John Quaintance's advice on pitching was the most practically useful thing said on that panel: do not look at notes, do not read something that sounds like it was written, and tell somebody the best story you have heard the way you would tell your closest friend. You are asking someone to spend millions of dollars on a luxury product. The energy of genuine excitement is what moves that money.
On moving between mediums, Quaintance described deliberately writing a horror western last year despite having no experience with either genre. His reason was simple. Once you are deeply fluent in a form, you get very good at writing it competently without inspiration. Always having one project where you have absolutely no idea what you are doing, he said, preserves the enthusiasm of a 20-year-old that is the first thing you lose when you settle into a lane.
Paris Barclay's closing answer on what he wished he had known was the kind of thing you write down and then keep thinking about on the drive home.
“I wish I had known this was going to be a spiritual journey. What I discovered through trials and tribulations is that success comes through humility. Not being less than, but knowing what you can do and what you cannot, and being honest about both. It goes back to the gift idea. What can I offer? And then I let other people do their thing. It is about giving, not taking.”
Paris Barclay
Panel Three was the one that kept the room the quietest. Cord Jefferson (American Fiction), Diablo Cody (Juno), Graham Moore (The Imitation Game), Nia Vardalos (My Big Fat Greek Wedding), and KPop Demon Hunters writers Danya Jimenez and Hannah McMechan sat together and told, essentially, the same story in five different registers: follow what you love, not what you think will sell, because you will find that everything that works came from the first category and almost nothing from the second.
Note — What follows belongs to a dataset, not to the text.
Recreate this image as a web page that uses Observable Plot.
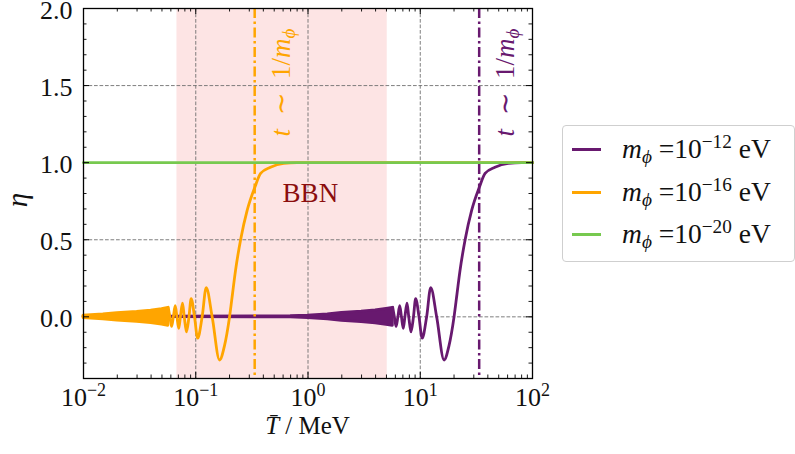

Nia Vardalos performed My Big Fat Greek Wedding as a one-woman show after Paramount sent her script back, and Tom Hanks happened to be in the audience. Graham Moore's manager begged him not to write The Imitation Game on spec, a script he did not own the rights to, with first-time producers, calling it the dumbest idea he had ever heard, and then said OK, how can I help? Cord Jefferson picked up Erasure by Percival Everett at a bookstore after a devastating professional blow, was reading it in Jeffrey Wright's voice by page 100, and got the rights for free from Percival Everett himself on the condition that he pay him when something came of it. The pattern across all five panelists was the same: the thing that got made was the thing they could not not write.
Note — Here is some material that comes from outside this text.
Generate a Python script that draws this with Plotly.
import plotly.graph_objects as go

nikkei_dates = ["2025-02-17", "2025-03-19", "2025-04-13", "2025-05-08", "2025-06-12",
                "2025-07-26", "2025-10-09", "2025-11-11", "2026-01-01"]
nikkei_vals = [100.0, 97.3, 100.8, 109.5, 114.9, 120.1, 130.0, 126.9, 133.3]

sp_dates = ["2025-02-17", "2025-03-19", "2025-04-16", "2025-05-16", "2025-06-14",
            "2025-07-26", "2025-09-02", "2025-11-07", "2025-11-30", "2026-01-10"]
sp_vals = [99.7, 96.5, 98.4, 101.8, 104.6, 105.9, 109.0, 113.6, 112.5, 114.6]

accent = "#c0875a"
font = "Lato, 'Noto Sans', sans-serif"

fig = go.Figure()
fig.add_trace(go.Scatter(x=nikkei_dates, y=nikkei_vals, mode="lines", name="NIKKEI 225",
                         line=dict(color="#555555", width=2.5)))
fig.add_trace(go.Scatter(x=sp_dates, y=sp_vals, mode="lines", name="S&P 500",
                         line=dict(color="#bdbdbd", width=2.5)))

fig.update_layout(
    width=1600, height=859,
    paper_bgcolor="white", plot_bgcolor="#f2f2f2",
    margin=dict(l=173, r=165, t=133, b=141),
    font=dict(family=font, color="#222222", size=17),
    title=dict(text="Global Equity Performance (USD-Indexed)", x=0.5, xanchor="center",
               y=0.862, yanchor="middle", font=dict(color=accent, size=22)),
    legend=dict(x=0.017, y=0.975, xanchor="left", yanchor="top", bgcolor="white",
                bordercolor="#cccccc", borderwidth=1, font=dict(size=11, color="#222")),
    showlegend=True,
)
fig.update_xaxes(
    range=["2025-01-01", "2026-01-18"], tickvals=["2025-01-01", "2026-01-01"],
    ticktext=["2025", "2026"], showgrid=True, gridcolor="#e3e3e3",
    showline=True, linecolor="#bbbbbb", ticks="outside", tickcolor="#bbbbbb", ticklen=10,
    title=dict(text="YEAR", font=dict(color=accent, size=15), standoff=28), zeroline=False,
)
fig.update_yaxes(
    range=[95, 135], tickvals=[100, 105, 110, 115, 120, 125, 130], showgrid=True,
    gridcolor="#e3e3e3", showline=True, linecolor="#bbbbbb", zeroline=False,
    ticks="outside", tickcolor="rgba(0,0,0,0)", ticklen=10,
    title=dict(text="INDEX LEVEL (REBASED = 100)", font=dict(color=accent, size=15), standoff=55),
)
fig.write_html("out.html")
Diablo Cody said it most openly: every script she has written that became a film, she wrote on spec. Every assignment has gone nowhere. She has a theory that her best work only comes from a compulsion to tell a specific story. She is sorry to everyone she has disappointed. She cannot seem to help it.
Cord Jefferson's framework for handling notes was the most precise and portable thing offered all day. Three categories: good notes, which you recognize immediately. Bad notes, which you also recognize immediately. And incorrect notes, which are the dangerous ones to dismiss: someone senses something is genuinely off, but misdiagnoses the problem. Those are the notes to interrogate, not discard, because they almost always point to something you already knew was a little sweaty in the draft and had been choosing to ignore.
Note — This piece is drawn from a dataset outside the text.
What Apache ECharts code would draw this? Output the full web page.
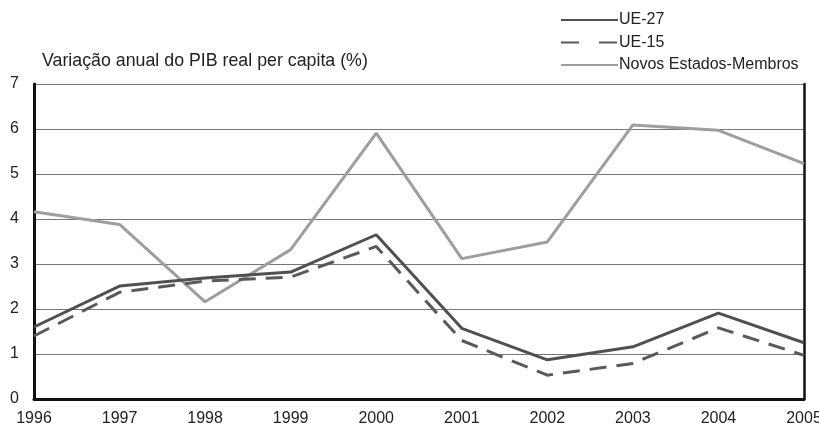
<!DOCTYPE html>
<html>
<head>
<meta charset="utf-8">
<script src="https://cdn.jsdelivr.net/npm/echarts@6/dist/echarts.min.js"></script>
<style>
  html, body { margin: 0; padding: 0; background: #fff; }
  #chart { width: 819px; height: 432px; }
</style>
</head>
<body>
<div id="chart"></div>
<script>
// Annual change in real GDP per capita (%)
const years = ['1996', '1997', '1998', '1999', '2000', '2001', '2002', '2003', '2004', '2005'];
const ue27 = [1.6, 2.51, 2.69, 2.82, 3.65, 1.57, 0.87, 1.16, 1.91, 1.25];
const ue15 = [1.4, 2.37, 2.62, 2.71, 3.39, 1.3, 0.53, 0.79, 1.58, 0.97];
const novos = [4.16, 3.88, 2.16, 3.32, 5.91, 3.12, 3.49, 6.09, 5.97, 5.23];
const yTicks = [0, 1, 2, 3, 4, 5, 6, 7];

const font = 'Liberation Sans, Arial, sans-serif';
const chart = echarts.init(document.getElementById('chart'), null, { renderer: 'canvas' });

chart.setOption({
  animation: false,
  backgroundColor: '#fff',
  title: {
    text: 'Variação anual do PIB real per capita (%)',
    left: 37,
    top: 47,
    textStyle: { fontFamily: font, fontSize: 17.8, fontWeight: 'normal', color: '#222' }
  },
  legend: {
    orient: 'vertical',
    left: 555,
    top: 7,
    itemWidth: 57,
    itemHeight: 14,
    itemGap: 6.5,
    itemStyle: { opacity: 0 },
    textStyle: { fontFamily: font, fontSize: 16, color: '#222', padding: [0, 0, 0, -4] },
    data: [
      { name: 'UE-27' },
      { name: 'UE-15', lineStyle: { type: [18, 20] } },
      { name: 'Novos Estados-Membros' }
    ]
  },
  grid: { left: 34, right: 15, top: 84, bottom: 33, containLabel: false, outerBoundsMode: 'none' },
  xAxis: {
    type: 'category',
    data: years,
    boundaryGap: false,
    axisLine: { show: true, lineStyle: { color: '#111', width: 3 } },
    axisTick: { show: false },
    axisLabel: { margin: 12, fontFamily: font, fontSize: 16, color: '#222' },
    splitLine: { show: false }
  },
  yAxis: [
    {
      type: 'value',
      min: yTicks[0],
      max: yTicks[yTicks.length - 1],
      interval: 1,
      axisLine: { show: true, lineStyle: { color: '#111', width: 3 } },
      axisTick: { show: false },
      axisLabel: { margin: 15, fontFamily: font, fontSize: 16, color: '#222' },
      splitLine: { show: true, lineStyle: { color: '#777', width: 1 } }
    },
    {
      type: 'value',
      position: 'right',
      min: yTicks[0],
      max: yTicks[yTicks.length - 1],
      interval: 1,
      axisLine: { show: true, lineStyle: { color: '#111', width: 2.5 } },
      axisTick: { show: false },
      axisLabel: { show: false },
      splitLine: { show: false }
    }
  ],
  series: [
    {
      name: 'Novos Estados-Membros',
      type: 'line',
      data: novos,
      symbol: 'none',
      z: 2,
      itemStyle: { color: '#9e9e9e' },
      lineStyle: { color: '#9e9e9e', width: 3 }
    },
    {
      name: 'UE-15',
      type: 'line',
      data: ue15,
      symbol: 'none',
      z: 3,
      itemStyle: { color: '#5a5a5a' },
      lineStyle: { color: '#5a5a5a', width: 3, type: [17, 10] }
    },
    {
      name: 'UE-27',
      type: 'line',
      data: ue27,
      symbol: 'none',
      z: 4,
      itemStyle: { color: '#505050' },
      lineStyle: { color: '#505050', width: 3 }
    }
  ]
});
</script>
</body>
</html>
The second time I stopped taking notes was toward the end of Kevin Smith's keynote. Jeff Goldsmith of Backstory Magazine was moderating, and Kevin had just described sitting in the theater for the first screening of Clerks, watching it through a lens that looked like, in his words, it was shot through a glass of milk, with nobody in the audience but his cast and ten friends. And then, about 20 minutes in, having a moment of complete clarity.
“You wanted this. You moved heaven and earth to make this happen and it did not turn out exactly the way you thought. But you now know how to make a movie. So pay off the credit cards, get a second job, and do this one more time before you leave this world. Because for the first time in your life, you knew exactly who you were when you were doing it. You knew exactly where you were supposed to be.”
Kevin Smith
He talked about his sister telling him at 21, after he saw Richard Linklater’s Slacker and said he wanted to be a filmmaker, that he should stop wanting to be it. You are a filmmaker, she said. You just have not made your film yet. He called it artsy nonsense in the moment and tried it the next morning because it cost him nothing to try. He talked about the gay content threaded through all his films, traced directly to a conversation with his brother in a car to Vancouver, learning that his brother had watched movies his whole life where nobody ever spoke in his language. He made a vow and has kept it.
He spent 32 years in this business. He described two projects that consumed two years each and went nowhere in the last few years alone, one restructured by NBC until it no longer resembled itself, one killed by a deal collapse between Paramount and Netflix. He told these stories not as warnings but as weather. The industry is contracting. The studios are making fewer movies and the ones they make are going to be sequels and remakes. He was not disheartened by this. He was energized by it.
“Where are the interesting things going to come from? Indie. It is going to rise again. I can feel it. The people waiting for something new: they are waiting for you now. They do not know what story you are going to walk in and tell them. Your voice is your currency and they are waiting to hear it.”
Kevin Smith
His closing was direct. You are not just a writer anymore. Nobody gets to be just one thing. If you wrote it, you know what it should look and sound and feel like. So why are you not directing it too. Build a team. Build a church. And when the spires break the clouds and people on the ground tell you that you are doing it wrong, never listen to them.
"You did not ask permission to make Clerks," he said. "You do not need permission for art. You need to give yourself permission."
There were probably two hundred people in that room across the course of the day. Writers at every stage, from people who had not finished a first script to people who had sold things and were trying to figure out what comes next. The specific advice varied panel to panel. The underlying message did not.
Good work is the prerequisite for everything else. Voice is the only currency that compounds. And the story that will not leave you alone is almost always the one worth telling.
Write anyway. The upside, if you nail it, is worth it.